Molly turned to her captain. “We let him look for his brother.”
“Like hell we do.”
“He’s got a reason, Captain, and we let him look before we fly out of here.”
“I don’t care if he has an entire encyclopedia full of reasons,” he said. “Who do you think is the captain of this ship?”
“You are, Captain,” she said. “But I ain’t running your boilers if you don’t turn her around and give the man a chance. And you won’t make it over the next hill if the fuel ain’t parceled out right.”
“Oh, for the love of glim,” he said. “Give me one damn reason why you’ve taken such a shine to him.”
“That’s a Gregor ring.”
Captain Hink looked a little closer at the ring. Seemed to have a bear and the mark of flames behind it etched into the gold. It was indeed Molly’s family marking, and looked an awful lot like the ring she wore on her thumb.

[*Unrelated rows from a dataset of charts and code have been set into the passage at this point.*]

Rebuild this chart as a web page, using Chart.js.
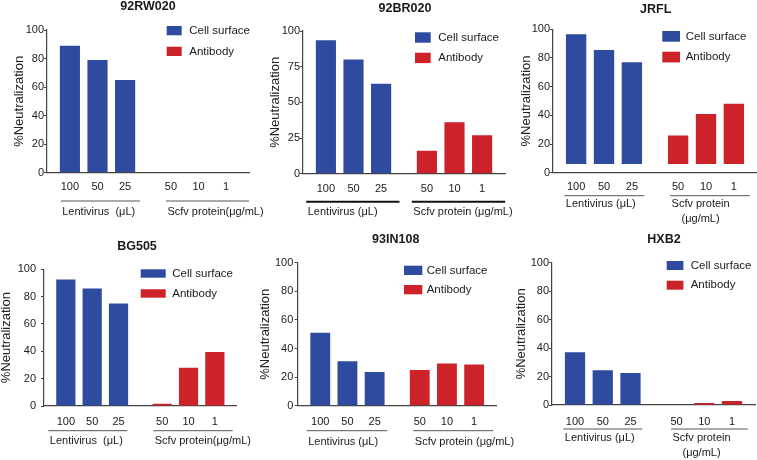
<!DOCTYPE html>
<html>
<head>
<meta charset="utf-8">
<script src="https://cdn.jsdelivr.net/npm/chart.js@4.4.1/dist/chart.umd.min.js"></script>
<style>
  html, body { margin: 0; padding: 0; background: #fff; overflow: hidden; }
  #fig { position: relative; width: 757px; height: 460px; overflow: hidden; }
  #fig canvas { position: absolute; }
</style>
</head>
<body>
<div id="fig"></div>
<script>
// data
const panelTitles = ['92RW020', '92BR020', 'JRFL', 'BG505', '93IN108', 'HXB2'];
const groupNames = ['Lentivirus', 'Scfv protein'];
const doseLentivirus = ['100', '50', '25'];
const doseScfv = ['50', '10', '1'];
const cellSurface = [
  [89, 79, 65],
  [93.5, 80, 63],
  [96.5, 85.5, 77],
  [92.5, 86, 75],
  [51, 31, 23.5],
  [37, 24.5, 22.5]
];
const antibody = [
  [0, 0, 0],
  [16, 36, 27],
  [26, 41, 48],
  [1.7, 28, 39.5],
  [25, 29.5, 28.8],
  [0, 1.4, 2.8]
];
const barBase = [0, 0, 6, 0, 0, 0];
const yStep = [20, 25, 20, 20, 20, 20];
const groupLabels = [
  ['Lentivirus  (\u03bcL)', 'Scfv protein(\u03bcg/mL)'],
  ['Lentivirus (\u03bcL)', 'Scfv protein (\u03bcg/mL)'],
  ['Lentivirus (\u03bcL)', ['Scfv protein', '(\u03bcg/mL)']],
  ['Lentivirus  (\u03bcL)', 'Scfv protein(\u03bcg/mL)'],
  ['Lentivirus (\u03bcL)', 'Scfv protein (\u03bcg/mL)'],
  ['Lentivirus (\u03bcL)', ['Scfv protein', '(\u03bcg/mL)']]
];
const legendNames = ['Cell surface', 'Antibody'];

const BLUE = '#2e4b9f';
const RED = '#cd2229';
const FONT = '"Liberation Sans", Arial, sans-serif';
Chart.defaults.font.family = FONT;
Chart.defaults.color = '#222';

// panel placement (canvas-local pixels)
const panels = [
  { left: 0, top: 0, w: 275, area: [47, 30, 249, 172.7], yTitleX: 19, tickPad: 0, title: [148, 7],
    legend: [166.7, 26, 15, 9.3, 20.7, 189.3], numY: 14.6, lineY: 28.3, labelY: 39,
    linePad: [[-0.9, 4.8], [-5.1, 12.8]], line: ['#555', 1] },
  { left: 250, top: 0, w: 275, area: [53, 31, 255, 173.7], yTitleX: 25, tickPad: 0, title: [155, 8.7],
    legend: [165, 32.3, 15.7, 10.4, 20.4, 188.3], numY: 15.6, lineY: 28, labelY: 38,
    linePad: [[9.6, 8.3], [5, 13]], line: ['#111', 2] },
  { left: 500, top: 0, w: 257, area: [53, 29.3, 257, 172.7], yTitleX: 26.7, tickPad: 0, title: [155.7, 10],
    legend: [162.3, 31, 17.7, 10.7, 20.7, 185.7], numY: 14.6, lineY: 23, labelY: 31.6,
    linePad: [[1.6, 2.2], [-2.1, 5.9]], line: ['#555', 1] },
  { left: 0, top: 230, w: 275, area: [44, 39.3, 236.7, 176], yTitleX: 6.7, tickPad: 5, title: [137, 16.7],
    legend: [140.7, 39.3, 25, 8.4, 20, 172.3], numY: 15.7, lineY: 24.7, labelY: 34.7,
    linePad: [[7.9, -0.8], [-0.7, 8.2]], line: ['#555', 1] },
  { left: 250, top: 230, w: 275, area: [47.7, 32.7, 246.7, 175.7], yTitleX: 15, tickPad: 1.4, title: [145.7, 10],
    legend: [154, 35.7, 18.3, 9.3, 19.3, 176.7], numY: 16, lineY: 25, labelY: 36,
    linePad: [[3.6, 2.7], [-3.5, 9.2]], line: ['#555', 1] },
  { left: 500, top: 230, w: 257, area: [52, 32.7, 255, 175], yTitleX: 21.7, tickPad: 0, title: [164, 10],
    legend: [166.7, 31, 16.7, 9, 19.7, 190.7], numY: 16.7, lineY: 24, labelY: 33.3,
    linePad: [[1.6, 1.7], [-4.6, 5.6]], line: ['#555', 1] }
];

// title, legend and the dose / group labels under the x axis
const panelDecor = {
  id: 'panelDecor',
  afterDraw(chart, args, o) {
    const ctx = chart.ctx;
    const bottom = chart.chartArea.bottom;
    ctx.save();
    ctx.fillStyle = '#1a1a1a';
    ctx.textBaseline = 'middle';

    ctx.font = 'bold 12.5px ' + FONT;
    ctx.textAlign = 'center';
    ctx.fillText(o.title, o.pos.title[0], o.pos.title[1]);

    const [lx, ly, bw, bh, step, tx] = o.pos.legend;
    ctx.font = '11.5px ' + FONT;
    ctx.textAlign = 'left';
    legendNames.forEach((name, i) => {
      const y = ly + i * step;
      ctx.fillStyle = i === 0 ? BLUE : RED;
      ctx.fillRect(lx, y, bw, bh);
      ctx.fillStyle = '#1a1a1a';
      ctx.fillText(name, tx, y + bh / 2);
    });

    [0, 1].forEach(g => {
      const bars = [0, 1, 2].map(k => chart.getDatasetMeta(k).data[g]);
      const doses = g === 0 ? doseLentivirus : doseScfv;
      ctx.font = '11px ' + FONT;
      ctx.textAlign = 'center';
      bars.forEach((b, k) => ctx.fillText(doses[k], b.x, bottom + o.pos.numY));

      const x0 = bars[0].x - bars[0].width / 2 - o.pos.linePad[g][0];
      const x1 = bars[2].x + bars[2].width / 2 + o.pos.linePad[g][1];
      ctx.strokeStyle = o.pos.line[0];
      ctx.lineWidth = o.pos.line[1];
      ctx.beginPath();
      ctx.moveTo(x0, bottom + o.pos.lineY);
      ctx.lineTo(x1, bottom + o.pos.lineY);
      ctx.stroke();

      const lines = [].concat(o.groups[g]);
      ctx.font = '11px ' + FONT;
      const maxW = Math.max(...lines.map(t => ctx.measureText(t).width));
      const cx = x0 + 1.5 + maxW / 2;
      lines.forEach((t, i) => ctx.fillText(t, cx, bottom + o.pos.labelY + i * 15));
    });
    ctx.restore();
  }
};

const fig = document.getElementById('fig');

panels.forEach((pos, p) => {
  const cv = document.createElement('canvas');
  cv.width = pos.w;
  cv.height = 230;
  cv.style.left = pos.left + 'px';
  cv.style.top = pos.top + 'px';
  fig.appendChild(cv);

  const [aL, aT, aR, aB] = pos.area;
  const scaleLeft = pos.yTitleX - 6.5;

  new Chart(cv, {
    type: 'bar',
    data: {
      labels: groupNames,
      datasets: [0, 1, 2].map(k => ({
        label: doseLentivirus[k] + ' / ' + doseScfv[k],
        data: [cellSurface[p][k], antibody[p][k]],
        backgroundColor: [BLUE, RED],
        base: barBase[p],
        categoryPercentage: 0.82,
        barPercentage: 0.73
      }))
    },
    options: {
      responsive: false,
      animation: false,
      layout: { padding: { left: scaleLeft, top: aT, right: pos.w - aR, bottom: 0 } },
      plugins: {
        legend: { display: false },
        tooltip: { enabled: false },
        panelDecor: { title: panelTitles[p], groups: groupLabels[p], pos: pos }
      },
      scales: {
        x: {
          grid: { display: false },
          border: { color: '#444', width: 1.2 },
          ticks: { display: false },
          afterFit: s => { s.height = 230 - aB; }
        },
        y: {
          min: 0,
          max: 100,
          ticks: { stepSize: yStep[p], padding: pos.tickPad, color: '#222', font: { size: 11 } },
          grid: { drawOnChartArea: false, tickLength: 3, color: '#444' },
          border: { color: '#444', width: 1.2 },
          title: { display: true, text: '%Neutralization', color: '#222', padding: 0, font: { size: 13, lineHeight: 1 } },
          afterFit: s => { s.width = aL - scaleLeft; }
        }
      }
    },
    plugins: [panelDecor]
  });
});
</script>
</body>
</html>
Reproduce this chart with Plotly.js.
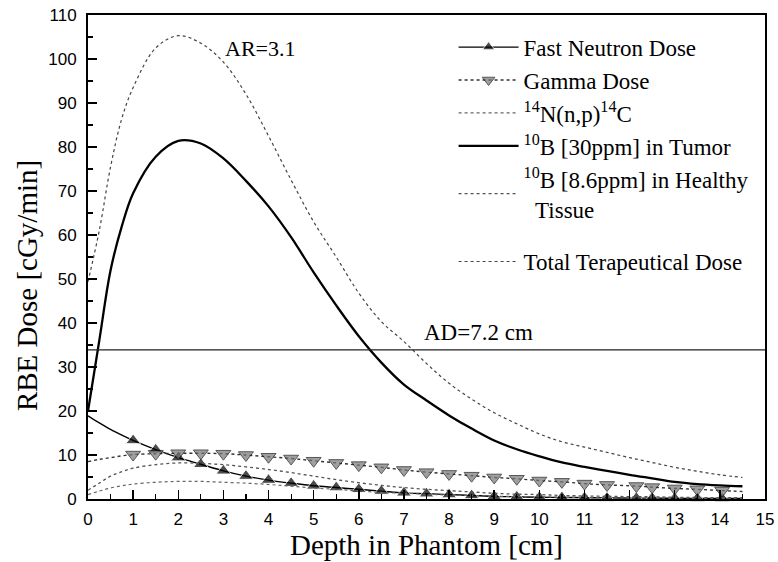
<!DOCTYPE html>
<html>
<head>
<meta charset="utf-8">
<script src="https://cdn.plot.ly/plotly-3.0.1.min.js"></script>
<style>html,body{margin:0;padding:0;background:#fff;}#chart{width:778px;height:562px;}</style>
</head>
<body>
<div id="chart"></div>
<script>
// Depth grid (cm)
const depth = [0,0.25,0.5,0.75,1,1.5,2,2.5,3,3.5,4,4.5,5,5.5,6,6.5,7,7.5,8,8.5,9,9.5,10,10.5,11,11.5,12,12.5,13,13.5,14,14.5];
// Marker-bearing depth grid for neutron / gamma (tail points irregular)
const depthMarked = [0,0.25,0.5,0.75,1,1.5,2,2.5,3,3.5,4,4.5,5,5.5,6,6.5,7,7.5,8,8.5,9,9.5,10,10.5,11,11.5,12.15,12.5,13,13.5,14.05,14.5];

const fastNeutron = [18.9,17.3,15.8,14.5,13.3,11.2,9.4,7.9,6.4,5.2,4.3,3.6,3.0,2.6,2.2,1.8,1.4,1.2,1.0,0.8,0.6,0.5,0.4,0.35,0.3,0.25,0.2,0.2,0.15,0.12,0.1,0.1];
const gammaDose = [8.5,9.0,9.4,9.8,10.1,10.3,10.4,10.4,10.3,10.0,9.6,9.2,8.7,8.2,7.7,7.2,6.6,6.1,5.7,5.3,4.9,4.6,4.2,3.9,3.5,3.2,2.95,2.7,2.4,2.2,1.9,1.7];
const markerShown = [0,0,0,0,1,1,1,1,1,1,1,1,1,1,1,1,1,1,1,1,1,1,1,1,1,1,1,1,1,1,1,0];

const nitrogen14 = [1.0,1.8,2.5,3.0,3.4,3.8,4.0,4.0,3.8,3.6,3.3,2.9,2.5,2.2,1.8,1.5,1.3,1.1,0.9,0.8,0.65,0.55,0.5,0.4,0.35,0.3,0.27,0.23,0.2,0.17,0.15,0.14];
const boronTumor = [20,36,52,62,69.5,77.8,81.4,80.8,77.4,72.3,66.5,59.5,51.5,44,37,31,26,22.4,19,16,13.3,11.3,9.7,8.3,7.3,6.4,5.5,4.7,3.9,3.4,3.1,2.9];
const boronHealthy = [2.0,3.6,5.2,6.2,7.0,7.8,8.2,8.1,7.8,7.3,6.7,6.0,5.2,4.4,3.7,3.1,2.6,2.2,1.9,1.6,1.3,1.1,1.0,0.8,0.7,0.6,0.55,0.5,0.4,0.35,0.3,0.3];
const totalDose = [49.4,61,75.5,86.5,93.5,102.5,105.3,103.6,99.3,92,82.5,72.5,63,55,46.8,40.3,35.8,30.8,26.3,22.7,19.6,17.1,14.8,13.0,11.8,10.6,9.4,8.3,7.2,6.3,5.5,4.9];

const adDepth = [0,15];
const adLevel = [33.9,33.9];

const names = [
  'Fast Neutron Dose',
  'Gamma Dose',
  '<sup>14</sup>N(n,p)<sup>14</sup>C',
  '<sup>10</sup>B [30ppm] in Tumor',
  '<sup>10</sup>B [8.6ppm] in Healthy<br>\u00a0\u00a0Tissue',
  'Total Terapeutical Dose'
];

const msize = markerShown.map(v => v ? 13 : 0);

const traces = [
  {x: depthMarked, y: fastNeutron, name: names[0], mode: 'lines+markers', legendgroup:'g1',
   line: {color:'#000', width:1.4, shape:'spline'}, cliponaxis:false,
   marker: {symbol:'triangle-up', size: msize, color:'#000'}},
  {x: depthMarked, y: gammaDose, name: names[1], mode: 'lines+markers', legendgroup:'g1',
   line: {color:'#333', width:1.4, dash:'dot', shape:'spline'}, cliponaxis:false,
   marker: {symbol:'triangle-down', size: msize, color:'#777', line:{color:'#111', width:1}}},
  {x: depth, y: nitrogen14, name: names[2], mode: 'lines', legendgroup:'g1',
   line: {color:'#666', width:1.2, dash:'dot', shape:'spline'}},
  {x: depth, y: boronTumor, name: names[3], mode: 'lines', legendgroup:'g1',
   line: {color:'#000', width:2.3, shape:'spline'}},
  {x: depth, y: boronHealthy, name: names[4], mode: 'lines', legendgroup:'g1',
   line: {color:'#555', width:1.3, dash:'dot', shape:'spline'}},
  {x: depth, y: totalDose, name: names[5], mode: 'lines', legendgroup:'g2',
   line: {color:'#444', width:1.2, dash:'dot', shape:'spline'}},
  {x: adDepth, y: adLevel, mode: 'lines', showlegend:false, hoverinfo:'skip',
   line: {color:'#222', width:1.1}}
];

const serif = "'Liberation Serif', 'Times New Roman', serif";
const sans = "'Liberation Sans', Arial, sans-serif";
const tickFont = {family: sans, size:17, color:'#000'};

const layout = {
  width: 778, height: 562,
  font: {family: serif, color:'#000', size:23},
  margin: {l:88, r:13, t:15, b:63},
  paper_bgcolor:'#fff', plot_bgcolor:'#fff',
  showlegend: true,
  legend: {x:0.54, y:0.978, xanchor:'left', yanchor:'top', bgcolor:'rgba(0,0,0,0)',
           font:{family:serif, size:23, color:'#000'}, itemwidth:60, tracegroupgap:20},
  xaxis: {range:[0,15], dtick:1, tick0:0, ticks:'inside', ticklen:9, tickwidth:1.5, tickcolor:'#000',
          showline:true, linewidth:2, linecolor:'#000', mirror:true, showgrid:false, zeroline:false,
          tickfont: tickFont, ticklabelstandoff:4,
          minor:{dtick:0.5, ticks:'inside', ticklen:5, tickwidth:1.2, tickcolor:'#000', showgrid:false},
          title:{text:'Depth in Phantom [cm]', font:{family:serif, size:29, color:'#000'}, standoff:0}},
  yaxis: {range:[0,110], dtick:10, tick0:0, ticks:'inside', ticklen:9, tickwidth:1.5, tickcolor:'#000',
          showline:true, linewidth:2, linecolor:'#000', mirror:true, showgrid:false, zeroline:false,
          tickfont: tickFont, ticklabelstandoff:6,
          minor:{dtick:5, ticks:'inside', ticklen:5, tickwidth:1.2, tickcolor:'#000', showgrid:false}},
  annotations: [
    {text:'RBE Dose [cGy/min]', xref:'paper', yref:'paper', x:-0.09, y:0.44,
     xanchor:'center', yanchor:'middle', textangle:-90,
     showarrow:false, font:{family:serif, size:29, color:'#000'}},
    {text:'AR=3.1', xref:'x', yref:'y', x:3.8, y:102.5, showarrow:false,
     font:{family:serif, size:22, color:'#000'}},
    {text:'AD=7.2 cm', xref:'x', yref:'y', x:8.66, y:37.8, showarrow:false,
     font:{family:serif, size:23, color:'#000'}}
  ]
};

Plotly.newPlot('chart', traces, layout, {displayModeBar:false, staticPlot:true});
</script>
</body>
</html>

One thing about the Gregors. They were a people true to their word, all the way to the last period carved on a gravestone. If someone was wearing their seal, they’d take them in like kith and kin.
It annoyed him to no end.
“Don’t much care if it’s the ring of the president himself,” Hink muttered, rubbing his fingers through his hair, sticking it up before giving it a swipe to smooth most of it down.
He glanced at Molly, who crossed her arms over her chest and stuck her chin out at him.
No arguing with her when she was digging her heels. He growled and turned, striding toward the navigation center, as the ship yawed in the wind.